Input:
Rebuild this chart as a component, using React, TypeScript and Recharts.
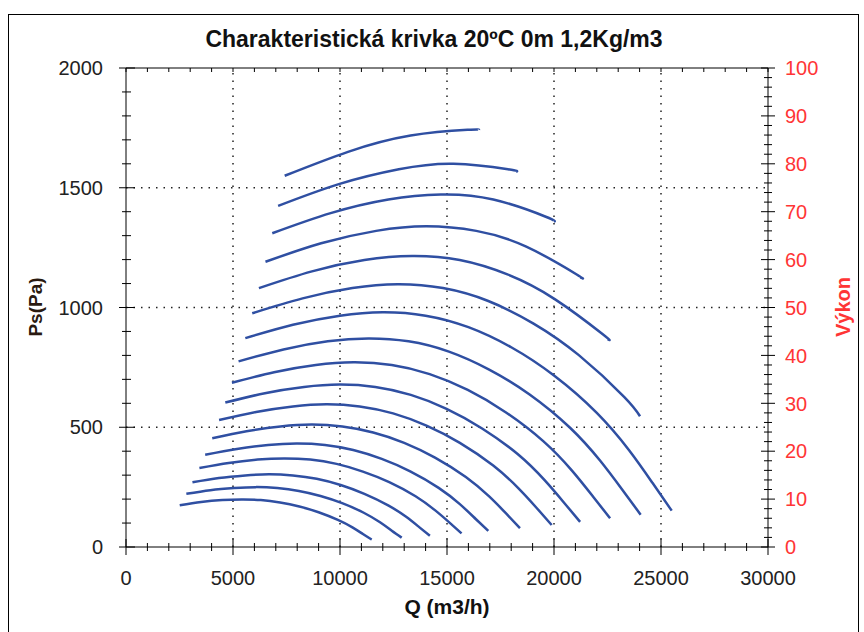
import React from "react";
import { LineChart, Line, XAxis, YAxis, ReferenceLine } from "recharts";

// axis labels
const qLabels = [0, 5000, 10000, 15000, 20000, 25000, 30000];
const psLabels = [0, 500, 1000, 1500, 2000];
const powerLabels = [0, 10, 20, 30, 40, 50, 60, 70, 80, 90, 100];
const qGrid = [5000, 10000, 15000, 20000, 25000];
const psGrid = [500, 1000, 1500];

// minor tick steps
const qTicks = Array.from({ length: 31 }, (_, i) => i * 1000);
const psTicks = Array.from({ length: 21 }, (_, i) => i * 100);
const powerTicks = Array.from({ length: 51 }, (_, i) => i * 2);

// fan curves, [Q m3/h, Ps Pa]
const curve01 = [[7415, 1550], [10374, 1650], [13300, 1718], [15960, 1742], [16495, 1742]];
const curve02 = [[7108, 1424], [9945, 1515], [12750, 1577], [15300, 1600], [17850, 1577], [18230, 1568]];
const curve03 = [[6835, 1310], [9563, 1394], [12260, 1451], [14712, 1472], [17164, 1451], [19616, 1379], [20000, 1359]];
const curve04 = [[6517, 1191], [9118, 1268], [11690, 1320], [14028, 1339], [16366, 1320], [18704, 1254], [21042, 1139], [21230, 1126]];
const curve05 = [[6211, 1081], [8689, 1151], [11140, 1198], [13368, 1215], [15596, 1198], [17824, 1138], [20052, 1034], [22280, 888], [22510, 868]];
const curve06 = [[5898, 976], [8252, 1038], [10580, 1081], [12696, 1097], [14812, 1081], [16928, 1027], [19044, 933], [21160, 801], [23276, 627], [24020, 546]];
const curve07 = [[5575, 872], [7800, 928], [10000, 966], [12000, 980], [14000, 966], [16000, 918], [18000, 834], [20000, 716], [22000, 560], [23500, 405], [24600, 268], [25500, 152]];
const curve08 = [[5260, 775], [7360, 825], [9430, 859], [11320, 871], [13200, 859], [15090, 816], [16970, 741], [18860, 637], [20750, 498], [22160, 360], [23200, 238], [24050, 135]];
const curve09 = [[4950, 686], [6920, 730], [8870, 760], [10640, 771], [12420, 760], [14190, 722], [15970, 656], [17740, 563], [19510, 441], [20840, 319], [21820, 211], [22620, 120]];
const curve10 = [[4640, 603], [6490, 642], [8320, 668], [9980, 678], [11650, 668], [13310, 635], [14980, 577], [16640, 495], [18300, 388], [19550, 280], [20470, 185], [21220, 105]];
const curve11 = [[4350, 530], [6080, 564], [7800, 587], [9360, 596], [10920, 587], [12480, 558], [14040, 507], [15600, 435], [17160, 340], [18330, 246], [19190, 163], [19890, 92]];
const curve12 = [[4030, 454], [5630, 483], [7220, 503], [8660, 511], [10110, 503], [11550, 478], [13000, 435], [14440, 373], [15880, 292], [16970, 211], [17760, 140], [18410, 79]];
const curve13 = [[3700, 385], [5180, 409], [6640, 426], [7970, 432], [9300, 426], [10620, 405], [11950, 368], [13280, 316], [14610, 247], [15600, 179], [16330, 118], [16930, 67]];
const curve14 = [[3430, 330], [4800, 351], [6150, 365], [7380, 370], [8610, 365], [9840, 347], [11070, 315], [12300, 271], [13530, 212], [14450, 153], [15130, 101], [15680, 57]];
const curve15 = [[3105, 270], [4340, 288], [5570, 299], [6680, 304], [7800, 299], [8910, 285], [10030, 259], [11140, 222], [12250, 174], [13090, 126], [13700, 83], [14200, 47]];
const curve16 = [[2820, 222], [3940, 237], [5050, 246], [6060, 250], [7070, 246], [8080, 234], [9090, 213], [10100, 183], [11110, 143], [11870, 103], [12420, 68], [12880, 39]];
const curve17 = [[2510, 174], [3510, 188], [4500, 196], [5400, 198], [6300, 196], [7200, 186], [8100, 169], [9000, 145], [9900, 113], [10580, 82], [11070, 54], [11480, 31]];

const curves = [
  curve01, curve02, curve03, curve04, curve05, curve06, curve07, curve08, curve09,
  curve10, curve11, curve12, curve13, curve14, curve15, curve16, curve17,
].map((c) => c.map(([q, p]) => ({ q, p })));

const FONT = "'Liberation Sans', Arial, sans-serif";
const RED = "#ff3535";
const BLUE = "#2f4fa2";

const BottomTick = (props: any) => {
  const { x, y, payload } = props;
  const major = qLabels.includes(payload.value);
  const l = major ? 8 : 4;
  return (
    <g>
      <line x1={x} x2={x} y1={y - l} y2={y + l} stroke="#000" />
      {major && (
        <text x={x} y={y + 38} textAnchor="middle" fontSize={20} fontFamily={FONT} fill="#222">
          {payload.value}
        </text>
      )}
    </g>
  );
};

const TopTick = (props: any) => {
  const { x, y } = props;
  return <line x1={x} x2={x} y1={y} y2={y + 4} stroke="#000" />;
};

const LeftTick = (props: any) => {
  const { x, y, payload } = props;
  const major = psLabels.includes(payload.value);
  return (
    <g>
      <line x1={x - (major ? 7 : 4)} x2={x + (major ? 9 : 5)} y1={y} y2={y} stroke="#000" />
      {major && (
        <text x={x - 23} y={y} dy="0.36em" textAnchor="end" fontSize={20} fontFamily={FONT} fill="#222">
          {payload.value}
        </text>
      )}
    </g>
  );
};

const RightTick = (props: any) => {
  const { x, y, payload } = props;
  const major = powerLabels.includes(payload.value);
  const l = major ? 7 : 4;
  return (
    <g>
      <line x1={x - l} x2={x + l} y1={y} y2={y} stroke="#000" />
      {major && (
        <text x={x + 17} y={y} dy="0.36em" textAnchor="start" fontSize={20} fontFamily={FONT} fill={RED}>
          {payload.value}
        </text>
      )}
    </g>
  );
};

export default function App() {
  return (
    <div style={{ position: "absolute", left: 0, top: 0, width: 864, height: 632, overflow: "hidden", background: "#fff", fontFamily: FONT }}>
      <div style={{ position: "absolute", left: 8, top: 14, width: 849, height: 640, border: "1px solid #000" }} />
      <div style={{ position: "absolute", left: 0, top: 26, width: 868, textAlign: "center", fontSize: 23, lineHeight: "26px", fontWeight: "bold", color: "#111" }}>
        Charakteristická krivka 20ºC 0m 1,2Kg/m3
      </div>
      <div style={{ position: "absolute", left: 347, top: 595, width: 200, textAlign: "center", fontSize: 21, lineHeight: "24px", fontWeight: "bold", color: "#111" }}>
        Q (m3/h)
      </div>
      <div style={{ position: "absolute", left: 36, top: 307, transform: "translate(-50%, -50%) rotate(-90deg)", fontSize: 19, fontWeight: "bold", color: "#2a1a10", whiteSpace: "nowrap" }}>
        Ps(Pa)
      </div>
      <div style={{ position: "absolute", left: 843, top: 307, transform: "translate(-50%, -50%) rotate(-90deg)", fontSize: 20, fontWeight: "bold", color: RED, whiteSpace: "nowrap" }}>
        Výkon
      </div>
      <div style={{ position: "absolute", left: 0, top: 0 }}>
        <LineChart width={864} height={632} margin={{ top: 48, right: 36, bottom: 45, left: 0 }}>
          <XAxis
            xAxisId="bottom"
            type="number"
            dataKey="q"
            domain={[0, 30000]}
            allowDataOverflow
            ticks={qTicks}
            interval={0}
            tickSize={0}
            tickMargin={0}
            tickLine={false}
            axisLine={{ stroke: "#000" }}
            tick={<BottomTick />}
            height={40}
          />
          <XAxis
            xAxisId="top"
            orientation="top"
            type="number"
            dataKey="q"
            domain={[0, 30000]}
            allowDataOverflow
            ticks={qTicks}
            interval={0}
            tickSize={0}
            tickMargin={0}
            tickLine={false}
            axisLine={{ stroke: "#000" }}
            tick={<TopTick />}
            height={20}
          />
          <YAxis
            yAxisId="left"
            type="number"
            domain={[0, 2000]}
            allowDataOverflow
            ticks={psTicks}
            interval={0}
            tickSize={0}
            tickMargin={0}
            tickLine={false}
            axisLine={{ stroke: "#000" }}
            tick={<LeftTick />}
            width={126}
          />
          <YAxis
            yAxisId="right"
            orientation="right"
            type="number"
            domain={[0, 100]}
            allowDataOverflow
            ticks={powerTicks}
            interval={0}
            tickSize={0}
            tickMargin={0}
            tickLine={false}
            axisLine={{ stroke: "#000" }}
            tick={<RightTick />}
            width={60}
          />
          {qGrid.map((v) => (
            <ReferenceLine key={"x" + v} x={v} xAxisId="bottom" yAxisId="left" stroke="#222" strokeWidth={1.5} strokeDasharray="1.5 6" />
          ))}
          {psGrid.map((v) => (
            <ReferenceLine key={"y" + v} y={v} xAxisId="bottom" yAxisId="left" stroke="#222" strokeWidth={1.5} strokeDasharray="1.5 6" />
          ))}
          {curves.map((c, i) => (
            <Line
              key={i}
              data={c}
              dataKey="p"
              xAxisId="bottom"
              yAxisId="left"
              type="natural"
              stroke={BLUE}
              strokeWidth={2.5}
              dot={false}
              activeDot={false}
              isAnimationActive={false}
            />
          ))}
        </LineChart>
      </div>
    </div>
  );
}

==

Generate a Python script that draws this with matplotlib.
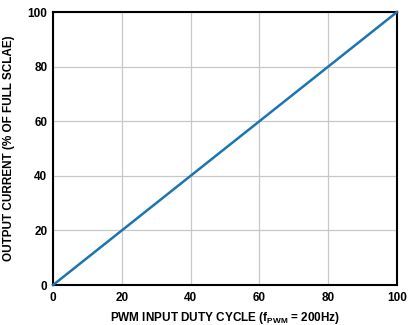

...

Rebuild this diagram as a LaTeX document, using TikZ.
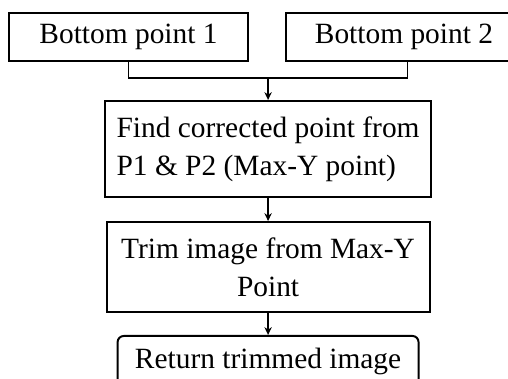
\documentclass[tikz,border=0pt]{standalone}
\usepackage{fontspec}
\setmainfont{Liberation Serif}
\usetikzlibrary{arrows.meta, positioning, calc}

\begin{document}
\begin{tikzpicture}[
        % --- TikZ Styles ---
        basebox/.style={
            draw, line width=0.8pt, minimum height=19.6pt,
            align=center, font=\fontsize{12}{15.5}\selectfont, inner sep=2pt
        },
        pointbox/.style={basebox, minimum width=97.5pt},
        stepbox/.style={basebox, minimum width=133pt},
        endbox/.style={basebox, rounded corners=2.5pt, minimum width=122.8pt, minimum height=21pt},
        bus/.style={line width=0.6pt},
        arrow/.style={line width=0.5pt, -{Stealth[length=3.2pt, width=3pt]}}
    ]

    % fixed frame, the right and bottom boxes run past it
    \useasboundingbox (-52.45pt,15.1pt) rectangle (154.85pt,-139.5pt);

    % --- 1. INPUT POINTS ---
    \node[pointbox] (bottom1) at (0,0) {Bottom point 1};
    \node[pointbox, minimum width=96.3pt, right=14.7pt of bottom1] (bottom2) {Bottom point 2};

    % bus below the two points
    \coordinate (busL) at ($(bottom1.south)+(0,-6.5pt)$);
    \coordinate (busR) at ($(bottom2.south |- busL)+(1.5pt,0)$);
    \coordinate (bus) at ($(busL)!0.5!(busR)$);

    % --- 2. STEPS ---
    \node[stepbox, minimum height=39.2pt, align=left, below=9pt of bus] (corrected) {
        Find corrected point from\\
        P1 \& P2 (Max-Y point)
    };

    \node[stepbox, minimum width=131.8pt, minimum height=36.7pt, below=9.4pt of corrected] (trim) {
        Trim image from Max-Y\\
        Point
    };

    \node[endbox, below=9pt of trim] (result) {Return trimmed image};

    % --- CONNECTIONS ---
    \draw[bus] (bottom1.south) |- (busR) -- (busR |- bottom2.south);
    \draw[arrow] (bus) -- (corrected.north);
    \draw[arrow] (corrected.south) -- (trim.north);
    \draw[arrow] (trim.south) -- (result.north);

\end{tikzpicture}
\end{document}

Stated exercise:
Pick out the lines containing the string "this" and show them.

Task output:
Rebuild this chart as a component, using React, TypeScript and Recharts.
Generate a Python script that draws this with matplotlib.
Rebuild this diagram as a LaTeX document, using TikZ.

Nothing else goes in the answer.